What to do – Copy out the material below in full, but not its images.
───── Exercise inputs ─────
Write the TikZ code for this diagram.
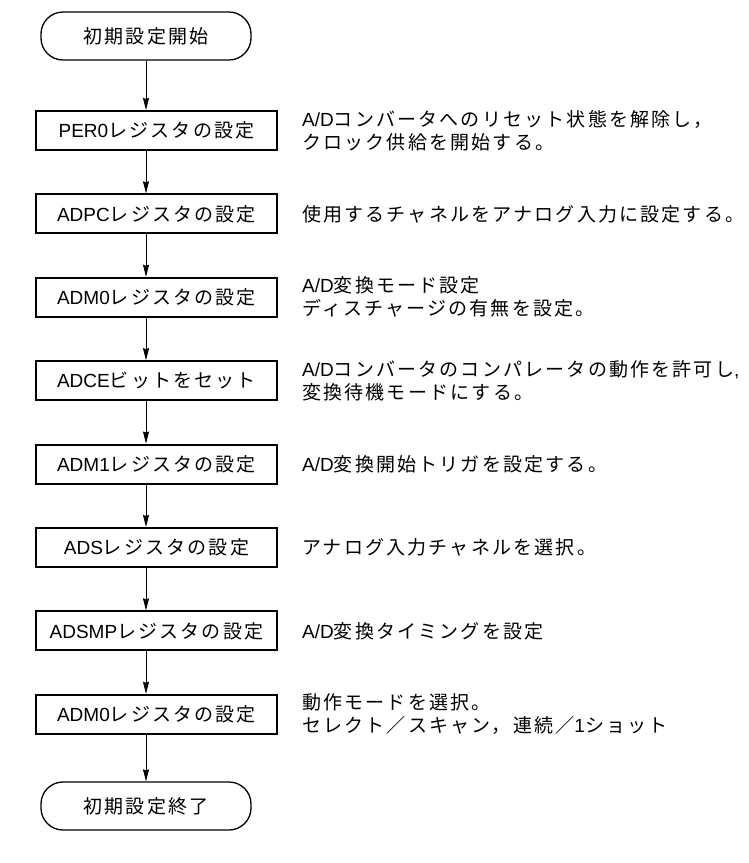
\documentclass[tikz,border=0pt]{standalone}
\usepackage{fontspec}
\setmainfont{Noto Sans CJK JP}[LetterSpace=11.5]
\newfontfamily\lat{Liberation Sans}
\usetikzlibrary{arrows.meta}
\newcommand{\latn}[1]{{\lat #1}}
\tikzset{
  base/.style={font=\fontsize{19pt}{23pt}\selectfont, inner sep=0pt},
  term/.style={base, draw, line width=1.3pt, rounded corners=22pt, minimum width=210pt, minimum height=48pt},
  proc/.style={base, draw, line width=2.1pt, minimum width=241pt, minimum height=39pt},
  note/.style={base, anchor=west, align=left},
  flow/.style={-{Stealth[length=12pt,width=6pt,inset=1pt]}, line width=0.8pt}
}
\begin{document}
\begin{tikzpicture}[x=1pt,y=-1pt]
\useasboundingbox (0,0) rectangle (749,863);
\node[term] (s) at (146,36) {初期設定開始};
\node[proc] (b1) at (156.5,130.5) {\latn{PER0}レジスタの設定};
\node[proc] (b2) at (156.5,213.9) {\latn{ADPC}レジスタの設定};
\node[proc] (b3) at (156.5,297.3) {\latn{ADM0}レジスタの設定};
\node[proc] (b4) at (156.5,380.7) {\latn{ADCE}ビットをセット};
\node[proc] (b5) at (156.5,464.1) {\latn{ADM1}レジスタの設定};
\node[proc] (b6) at (156.5,547.5) {\latn{ADS}レジスタの設定};
\node[proc] (b7) at (156.5,630.9) {\latn{ADSMP}レジスタの設定};
\node[proc] (b8) at (156.5,714.3) {\latn{ADM0}レジスタの設定};
\node[term] (e) at (146,806) {初期設定終了};

\node[note] (t1) at (302,130.5) {\latn{A/D}コンバータへのリセット状態を解除し，\\クロック供給を開始する。};
\node[note] (t2) at (302,213.9) {使用するチャネルをアナログ入力に設定する。};
\node[note] (t3) at (302,297.3) {\latn{A/D}変換モード設定\\ディスチャージの有無を設定。};
\node[note] (t4) at (302,380.7) {\latn{A/D}コンバータのコンパレータの動作を許可し\latn{,}\\変換待機モードにする。};
\node[note] (t5) at (302,464.1) {\latn{A/D}変換開始トリガを設定する。};
\node[note] (t6) at (302,547.5) {アナログ入力チャネルを選択。};
\node[note] (t7) at (302,630.9) {\latn{A/D}変換タイミングを設定};
\node[note] (t8) at (302,714.3) {動作モードを選択。\\セレクト／スキャン，連続／\latn{1}ショット};

\draw[flow] (s) -- (s |- b1.north);
\draw[flow] (b1.south -| s) -- (s |- b2.north);
\draw[flow] (b2.south -| s) -- (s |- b3.north);
\draw[flow] (b3.south -| s) -- (s |- b4.north);
\draw[flow] (b4.south -| s) -- (s |- b5.north);
\draw[flow] (b5.south -| s) -- (s |- b6.north);
\draw[flow] (b6.south -| s) -- (s |- b7.north);
\draw[flow] (b7.south -| s) -- (s |- b8.north);
\draw[flow] (b8.south -| s) -- (e);
\end{tikzpicture}
\end{document}
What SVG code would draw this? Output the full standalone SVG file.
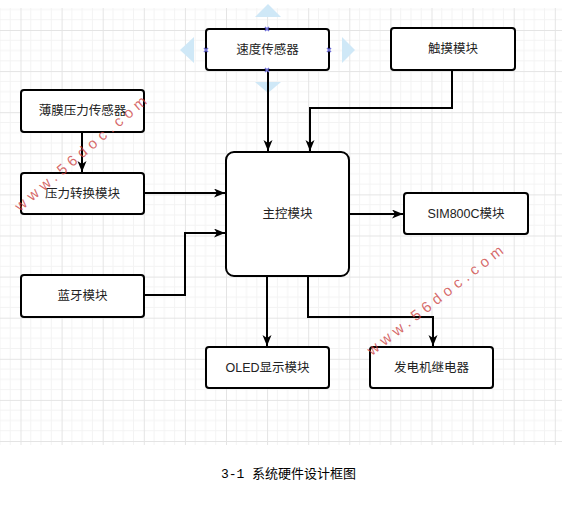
<svg xmlns="http://www.w3.org/2000/svg" width="562" height="515" viewBox="0 0 562 515">
<style>
.box{fill:#fff;stroke:#000;stroke-width:2}
.lbl{font-family:"Liberation Sans","Noto Sans CJK SC",sans-serif;font-size:12.5px;fill:#222;text-anchor:middle;dominant-baseline:central}
.con{fill:none;stroke:#000;stroke-width:2}
.wm{font-family:"Liberation Sans",sans-serif;font-size:15px;fill:#cc4444;fill-opacity:0.8}
.hint{fill:#cfe8f7}
.hx{stroke:#7070d8;stroke-width:1.5}
</style>
<defs>
<pattern id="grid" patternUnits="userSpaceOnUse" x="20.5" y="30" width="41.1" height="41.1">
<path d="M10.28,0V41.1M20.55,0V41.1M30.83,0V41.1M0,10.28H41.1M0,20.55H41.1M0,30.83H41.1" stroke="#f3f3f3" stroke-width="1" fill="none"/>
<path d="M0.5,0V41.1M0,0.5H41.1" stroke="#e4e4e4" stroke-width="1" fill="none"/>
</pattern>
<marker id="arr" markerUnits="userSpaceOnUse" markerWidth="12" markerHeight="10" refX="11" refY="4.5" orient="auto">
<path d="M0,0 L11,4.5 L0,9 L3,4.5 Z" fill="#000"/>
</marker>
</defs>
<rect x="0" y="0" width="562" height="515" fill="#fff"/>
<rect x="0" y="8" width="562" height="437" fill="url(#grid)"/>

<g id="hints">
<polygon class="hint" points="268,4 281,17 255,17"/>
<polygon class="hint" points="180,50 194,37 194,63"/>
<polygon class="hint" points="355,50 342,37 342,63"/>
<polygon class="hint" points="268,93 255,82 281,82"/>
</g>

<g id="connectors">
<path class="con" d="M268,71 V151" marker-end="url(#arr)"/>
<path class="con" d="M452,71 V108 H310 V151" marker-end="url(#arr)"/>
<path class="con" d="M82,133 V172" marker-end="url(#arr)"/>
<path class="con" d="M145,193 H225" marker-end="url(#arr)"/>
<path class="con" d="M145,295 H185 V233 H225" marker-end="url(#arr)"/>
<path class="con" d="M350,214 H403" marker-end="url(#arr)"/>
<path class="con" d="M267,277 V346" marker-end="url(#arr)"/>
<path class="con" d="M308,277 V317 H433 V346" marker-end="url(#arr)"/>
</g>

<g id="speed"><rect class="box" x="206" y="29" width="123" height="41" rx="3"/><text class="lbl" x="267.5" y="50">速度传感器</text></g>
<g id="touch"><rect class="box" x="391" y="28" width="124" height="42" rx="3"/><text class="lbl" x="453" y="49">触摸模块</text></g>
<g id="film"><rect class="box" x="21" y="90" width="123" height="42" rx="3"/><text class="lbl" x="82.5" y="111">薄膜压力传感器</text></g>
<g id="conv"><rect class="box" x="21" y="173" width="123" height="41" rx="3"/><text class="lbl" x="82.5" y="194">压力转换模块</text></g>
<g id="bt"><rect class="box" x="21" y="275" width="123" height="42" rx="3"/><text class="lbl" x="82.5" y="296">蓝牙模块</text></g>
<g id="main"><rect class="box" x="226" y="152" width="123" height="124" rx="8"/><text class="lbl" x="287.5" y="214">主控模块</text></g>
<g id="sim"><rect class="box" x="404" y="193" width="124" height="41" rx="3"/><text class="lbl" x="466" y="214">SIM800C模块</text></g>
<g id="oled"><rect class="box" x="206" y="347" width="123" height="41" rx="3"/><text class="lbl" x="267.5" y="368">OLED显示模块</text></g>
<g id="relay"><rect class="box" x="370" y="347" width="123" height="41" rx="3"/><text class="lbl" x="431.5" y="368">发电机继电器</text></g>

<g id="handles">
<path class="hx" d="M265,27 l4,4 M269,27 l-4,4 M204,48 l4,4 M208,48 l-4,4 M327,48 l4,4 M331,48 l-4,4 M265,68 l4,4 M269,68 l-4,4"/>
</g>

<g id="watermarks">
<text class="wm" x="0" y="0" textLength="168" lengthAdjust="spacing" transform="translate(20,212) rotate(-40.5)">www.56doc.com</text>
<text class="wm" x="0" y="0" textLength="168" lengthAdjust="spacing" transform="translate(372,356) rotate(-38)">www.56doc.com</text>
</g>

<text x="288.5" y="478" font-family="Liberation Mono,Noto Sans CJK SC,monospace" font-size="13" fill="#000" text-anchor="middle">3-1 系统硬件设计框图</text>
</svg>
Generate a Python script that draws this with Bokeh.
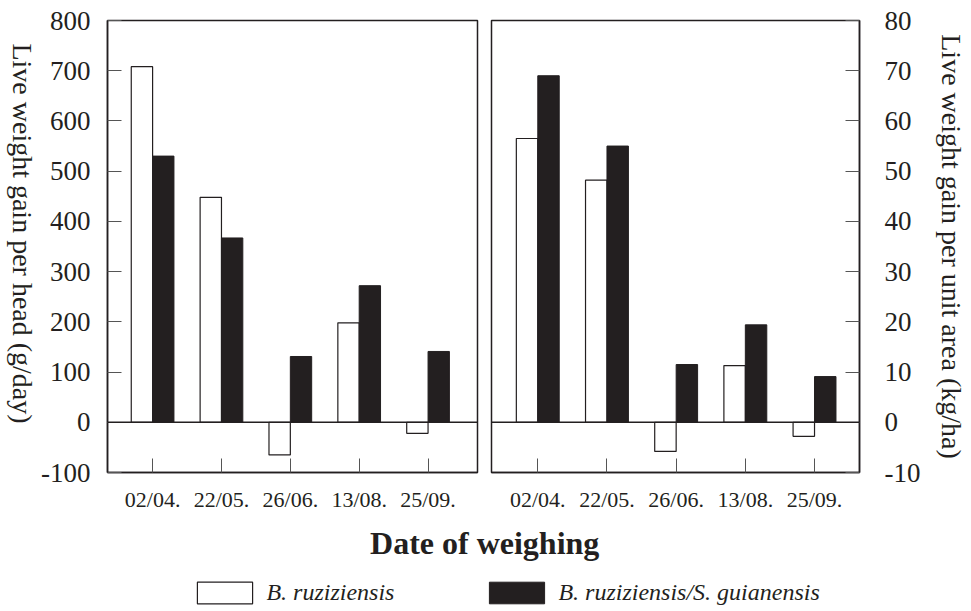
─────
Result of the exercise –
Write the TikZ code for this diagram.
\documentclass[tikz,border=0pt]{standalone}
\usepackage{fontspec}
\setmainfont{Noto Sans CJK JP}[LetterSpace=11.5]
\newfontfamily\lat{Liberation Sans}
\usetikzlibrary{arrows.meta}
\newcommand{\latn}[1]{{\lat #1}}
\tikzset{
  base/.style={font=\fontsize{19pt}{23pt}\selectfont, inner sep=0pt},
  term/.style={base, draw, line width=1.3pt, rounded corners=22pt, minimum width=210pt, minimum height=48pt},
  proc/.style={base, draw, line width=2.1pt, minimum width=241pt, minimum height=39pt},
  note/.style={base, anchor=west, align=left},
  flow/.style={-{Stealth[length=12pt,width=6pt,inset=1pt]}, line width=0.8pt}
}
\begin{document}
\begin{tikzpicture}[x=1pt,y=-1pt]
\useasboundingbox (0,0) rectangle (749,863);
\node[term] (s) at (146,36) {初期設定開始};
\node[proc] (b1) at (156.5,130.5) {\latn{PER0}レジスタの設定};
\node[proc] (b2) at (156.5,213.9) {\latn{ADPC}レジスタの設定};
\node[proc] (b3) at (156.5,297.3) {\latn{ADM0}レジスタの設定};
\node[proc] (b4) at (156.5,380.7) {\latn{ADCE}ビットをセット};
\node[proc] (b5) at (156.5,464.1) {\latn{ADM1}レジスタの設定};
\node[proc] (b6) at (156.5,547.5) {\latn{ADS}レジスタの設定};
\node[proc] (b7) at (156.5,630.9) {\latn{ADSMP}レジスタの設定};
\node[proc] (b8) at (156.5,714.3) {\latn{ADM0}レジスタの設定};
\node[term] (e) at (146,806) {初期設定終了};

\node[note] (t1) at (302,130.5) {\latn{A/D}コンバータへのリセット状態を解除し，\\クロック供給を開始する。};
\node[note] (t2) at (302,213.9) {使用するチャネルをアナログ入力に設定する。};
\node[note] (t3) at (302,297.3) {\latn{A/D}変換モード設定\\ディスチャージの有無を設定。};
\node[note] (t4) at (302,380.7) {\latn{A/D}コンバータのコンパレータの動作を許可し\latn{,}\\変換待機モードにする。};
\node[note] (t5) at (302,464.1) {\latn{A/D}変換開始トリガを設定する。};
\node[note] (t6) at (302,547.5) {アナログ入力チャネルを選択。};
\node[note] (t7) at (302,630.9) {\latn{A/D}変換タイミングを設定};
\node[note] (t8) at (302,714.3) {動作モードを選択。\\セレクト／スキャン，連続／\latn{1}ショット};

\draw[flow] (s) -- (s |- b1.north);
\draw[flow] (b1.south -| s) -- (s |- b2.north);
\draw[flow] (b2.south -| s) -- (s |- b3.north);
\draw[flow] (b3.south -| s) -- (s |- b4.north);
\draw[flow] (b4.south -| s) -- (s |- b5.north);
\draw[flow] (b5.south -| s) -- (s |- b6.north);
\draw[flow] (b6.south -| s) -- (s |- b7.north);
\draw[flow] (b7.south -| s) -- (s |- b8.north);
\draw[flow] (b8.south -| s) -- (e);
\end{tikzpicture}
\end{document}
What SVG code would draw this? Output the full standalone SVG file.
<svg xmlns="http://www.w3.org/2000/svg" width="562" height="515" viewBox="0 0 562 515">
<style>
.box{fill:#fff;stroke:#000;stroke-width:2}
.lbl{font-family:"Liberation Sans","Noto Sans CJK SC",sans-serif;font-size:12.5px;fill:#222;text-anchor:middle;dominant-baseline:central}
.con{fill:none;stroke:#000;stroke-width:2}
.wm{font-family:"Liberation Sans",sans-serif;font-size:15px;fill:#cc4444;fill-opacity:0.8}
.hint{fill:#cfe8f7}
.hx{stroke:#7070d8;stroke-width:1.5}
</style>
<defs>
<pattern id="grid" patternUnits="userSpaceOnUse" x="20.5" y="30" width="41.1" height="41.1">
<path d="M10.28,0V41.1M20.55,0V41.1M30.83,0V41.1M0,10.28H41.1M0,20.55H41.1M0,30.83H41.1" stroke="#f3f3f3" stroke-width="1" fill="none"/>
<path d="M0.5,0V41.1M0,0.5H41.1" stroke="#e4e4e4" stroke-width="1" fill="none"/>
</pattern>
<marker id="arr" markerUnits="userSpaceOnUse" markerWidth="12" markerHeight="10" refX="11" refY="4.5" orient="auto">
<path d="M0,0 L11,4.5 L0,9 L3,4.5 Z" fill="#000"/>
</marker>
</defs>
<rect x="0" y="0" width="562" height="515" fill="#fff"/>
<rect x="0" y="8" width="562" height="437" fill="url(#grid)"/>

<g id="hints">
<polygon class="hint" points="268,4 281,17 255,17"/>
<polygon class="hint" points="180,50 194,37 194,63"/>
<polygon class="hint" points="355,50 342,37 342,63"/>
<polygon class="hint" points="268,93 255,82 281,82"/>
</g>

<g id="connectors">
<path class="con" d="M268,71 V151" marker-end="url(#arr)"/>
<path class="con" d="M452,71 V108 H310 V151" marker-end="url(#arr)"/>
<path class="con" d="M82,133 V172" marker-end="url(#arr)"/>
<path class="con" d="M145,193 H225" marker-end="url(#arr)"/>
<path class="con" d="M145,295 H185 V233 H225" marker-end="url(#arr)"/>
<path class="con" d="M350,214 H403" marker-end="url(#arr)"/>
<path class="con" d="M267,277 V346" marker-end="url(#arr)"/>
<path class="con" d="M308,277 V317 H433 V346" marker-end="url(#arr)"/>
</g>

<g id="speed"><rect class="box" x="206" y="29" width="123" height="41" rx="3"/><text class="lbl" x="267.5" y="50">速度传感器</text></g>
<g id="touch"><rect class="box" x="391" y="28" width="124" height="42" rx="3"/><text class="lbl" x="453" y="49">触摸模块</text></g>
<g id="film"><rect class="box" x="21" y="90" width="123" height="42" rx="3"/><text class="lbl" x="82.5" y="111">薄膜压力传感器</text></g>
<g id="conv"><rect class="box" x="21" y="173" width="123" height="41" rx="3"/><text class="lbl" x="82.5" y="194">压力转换模块</text></g>
<g id="bt"><rect class="box" x="21" y="275" width="123" height="42" rx="3"/><text class="lbl" x="82.5" y="296">蓝牙模块</text></g>
<g id="main"><rect class="box" x="226" y="152" width="123" height="124" rx="8"/><text class="lbl" x="287.5" y="214">主控模块</text></g>
<g id="sim"><rect class="box" x="404" y="193" width="124" height="41" rx="3"/><text class="lbl" x="466" y="214">SIM800C模块</text></g>
<g id="oled"><rect class="box" x="206" y="347" width="123" height="41" rx="3"/><text class="lbl" x="267.5" y="368">OLED显示模块</text></g>
<g id="relay"><rect class="box" x="370" y="347" width="123" height="41" rx="3"/><text class="lbl" x="431.5" y="368">发电机继电器</text></g>

<g id="handles">
<path class="hx" d="M265,27 l4,4 M269,27 l-4,4 M204,48 l4,4 M208,48 l-4,4 M327,48 l4,4 M331,48 l-4,4 M265,68 l4,4 M269,68 l-4,4"/>
</g>

<g id="watermarks">
<text class="wm" x="0" y="0" textLength="168" lengthAdjust="spacing" transform="translate(20,212) rotate(-40.5)">www.56doc.com</text>
<text class="wm" x="0" y="0" textLength="168" lengthAdjust="spacing" transform="translate(372,356) rotate(-38)">www.56doc.com</text>
</g>

<text x="288.5" y="478" font-family="Liberation Mono,Noto Sans CJK SC,monospace" font-size="13" fill="#000" text-anchor="middle">3-1 系统硬件设计框图</text>
</svg>
Generate a Python script that draws this with Bokeh.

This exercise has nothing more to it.